One of Uber’s biggest competitors this week closed an investment round worth more than $US700 million.
Didi Dache is one of several apps competing for the top spot in China’s ridesharing and taxi-calling market.
To say it’s a big market is something of an understatement. As of August 29, Uber was operating in 200 cities across 45 countries. Right now, Didi is operating in 300 cities – in one country.
Didi is a taxi-calling service, as opposed to ridesharing. It has one million registered drivers using its app, handling an estimated five million transactions every day.
And competition for taxi-calling services in Beijing is tight. One reason is that since February, taxi drivers in Beijing are legally only allowed to have one taxi-calling app on their smartphone for safety reasons. Shanghai followed suit with a similar policy.
Didi co-founder Zhang Bo said earlier this year the company will “definitely do an IPO” within 3-5 years, preferably in the US. That was in May, when Didi was claiming it would increase transactions to 15 million by the end of the year.
At the time, it had its sights on its main competitor in the taxi-calling market, Kuaidi Dache, which is backed by the Alibaba Group.
Kauidi is currently in 358 Chinese cities. Between them, they claim 99 per cent of the country’s taxi-calling app market and hit 154 million users in Q3, according to Chinese data-tracking firm Analysis International.
“The battle between the two of us has entered the final round and only one will take the lion’s share,” Zhang told Bloomberg in May. “The largest player will win greater support when it comes to raising capital and that will in turn help us attract a better team.”

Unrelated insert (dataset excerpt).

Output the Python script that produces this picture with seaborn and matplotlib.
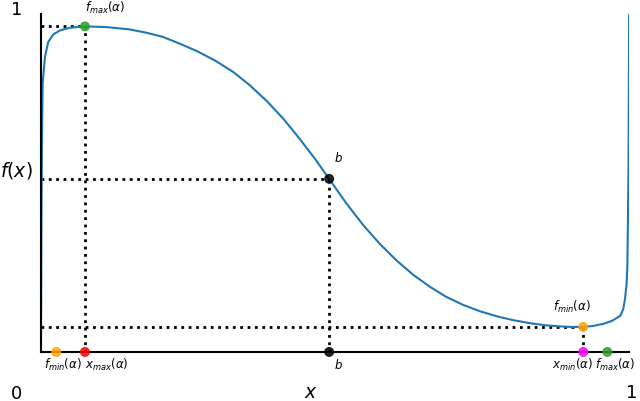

Since then, Kuaidi’s owners Alibaba completed the biggest IPO in history, valuing it at $170 billion.
And after a soft launch in February, Uber officially launched in July and now operates in the country’s four “tier-one” cities – Beijing, Shanghai, Guangzhou and Shenzhen.
Along with the regular Uber, Black and UberX services, it has People’s Uber, a nonprofit rideshare service which offers lifts in exchange for clients covering the driver’s fuel and toll expenses.
It’s a play that on the face of it, seems purely based on getting people into the Uber app and possibly using the paid service some time down the track.
The huge injection for Didi increases the stakes in a game that has only exploded ever higher in China in 2014, while onlooker focus has been trained on the daily political, financial and allegedly criminal twists and turns of ridesharing updates in media everywhere else.
The majority of the $700m comes from investment groups DST and Singapore’s state-linked giant Temasek, along with a funding from Didi’s juggernaut owner Tencent.
It’s ball that really started rolling in January, when Tencent gave it $100m and added Didi’s hailing feature to its huge messaging app WeChat.
In the month that followed, WeChat users booked 21 million cabs through Didi Dache.